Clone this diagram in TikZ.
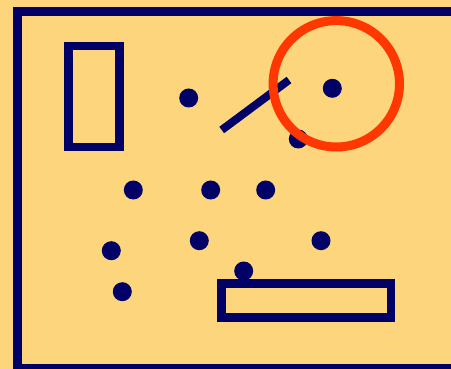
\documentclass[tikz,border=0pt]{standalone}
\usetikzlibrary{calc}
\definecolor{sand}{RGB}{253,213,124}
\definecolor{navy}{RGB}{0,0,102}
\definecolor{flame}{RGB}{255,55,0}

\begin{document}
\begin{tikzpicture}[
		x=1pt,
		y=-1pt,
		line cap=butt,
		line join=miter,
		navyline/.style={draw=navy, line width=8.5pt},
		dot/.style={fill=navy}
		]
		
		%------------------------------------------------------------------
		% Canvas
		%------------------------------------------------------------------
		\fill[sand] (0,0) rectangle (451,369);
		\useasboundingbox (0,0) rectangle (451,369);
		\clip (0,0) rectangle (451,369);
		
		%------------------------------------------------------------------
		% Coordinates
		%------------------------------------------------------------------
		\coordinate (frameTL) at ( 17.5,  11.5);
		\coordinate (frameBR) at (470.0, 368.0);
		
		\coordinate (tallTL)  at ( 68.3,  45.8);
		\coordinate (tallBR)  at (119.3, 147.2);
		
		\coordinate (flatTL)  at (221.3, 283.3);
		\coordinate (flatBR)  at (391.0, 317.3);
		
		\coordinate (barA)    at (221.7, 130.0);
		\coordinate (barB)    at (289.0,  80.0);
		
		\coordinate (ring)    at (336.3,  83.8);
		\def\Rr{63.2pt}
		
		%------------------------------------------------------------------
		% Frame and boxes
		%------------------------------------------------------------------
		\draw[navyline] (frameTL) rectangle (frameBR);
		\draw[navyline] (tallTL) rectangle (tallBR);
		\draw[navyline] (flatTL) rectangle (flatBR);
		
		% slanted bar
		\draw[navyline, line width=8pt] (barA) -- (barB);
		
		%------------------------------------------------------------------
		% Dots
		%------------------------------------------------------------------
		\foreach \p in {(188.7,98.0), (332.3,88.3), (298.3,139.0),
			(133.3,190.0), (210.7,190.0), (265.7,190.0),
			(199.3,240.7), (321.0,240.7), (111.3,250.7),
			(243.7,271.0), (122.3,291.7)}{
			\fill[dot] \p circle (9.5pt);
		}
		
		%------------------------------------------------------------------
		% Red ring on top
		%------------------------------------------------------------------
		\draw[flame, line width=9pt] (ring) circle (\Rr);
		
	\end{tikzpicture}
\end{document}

━━━━━━━━━━

• Exercise requirements: Return each line from the material above exactly, but not the pictures.

• Worked answer:
Clone this diagram in TikZ.
\documentclass[tikz,border=0pt]{standalone}
\usetikzlibrary{calc}
\definecolor{sand}{RGB}{253,213,124}
\definecolor{navy}{RGB}{0,0,102}
\definecolor{flame}{RGB}{255,55,0}

\begin{document}
\begin{tikzpicture}[
		x=1pt,
		y=-1pt,
		line cap=butt,
		line join=miter,
		navyline/.style={draw=navy, line width=8.5pt},
		dot/.style={fill=navy}
		]
		
		%------------------------------------------------------------------
		% Canvas
		%------------------------------------------------------------------
		\fill[sand] (0,0) rectangle (451,369);
		\useasboundingbox (0,0) rectangle (451,369);
		\clip (0,0) rectangle (451,369);
		
		%------------------------------------------------------------------
		% Coordinates
		%------------------------------------------------------------------
		\coordinate (frameTL) at ( 17.5,  11.5);
		\coordinate (frameBR) at (470.0, 368.0);
		
		\coordinate (tallTL)  at ( 68.3,  45.8);
		\coordinate (tallBR)  at (119.3, 147.2);
		
		\coordinate (flatTL)  at (221.3, 283.3);
		\coordinate (flatBR)  at (391.0, 317.3);
		
		\coordinate (barA)    at (221.7, 130.0);
		\coordinate (barB)    at (289.0,  80.0);
		
		\coordinate (ring)    at (336.3,  83.8);
		\def\Rr{63.2pt}
		
		%------------------------------------------------------------------
		% Frame and boxes
		%------------------------------------------------------------------
		\draw[navyline] (frameTL) rectangle (frameBR);
		\draw[navyline] (tallTL) rectangle (tallBR);
		\draw[navyline] (flatTL) rectangle (flatBR);
		
		% slanted bar
		\draw[navyline, line width=8pt] (barA) -- (barB);
		
		%------------------------------------------------------------------
		% Dots
		%------------------------------------------------------------------
		\foreach \p in {(188.7,98.0), (332.3,88.3), (298.3,139.0),
			(133.3,190.0), (210.7,190.0), (265.7,190.0),
			(199.3,240.7), (321.0,240.7), (111.3,250.7),
			(243.7,271.0), (122.3,291.7)}{
			\fill[dot] \p circle (9.5pt);
		}
		
		%------------------------------------------------------------------
		% Red ring on top
		%------------------------------------------------------------------
		\draw[flame, line width=9pt] (ring) circle (\Rr);
		
	\end{tikzpicture}
\end{document}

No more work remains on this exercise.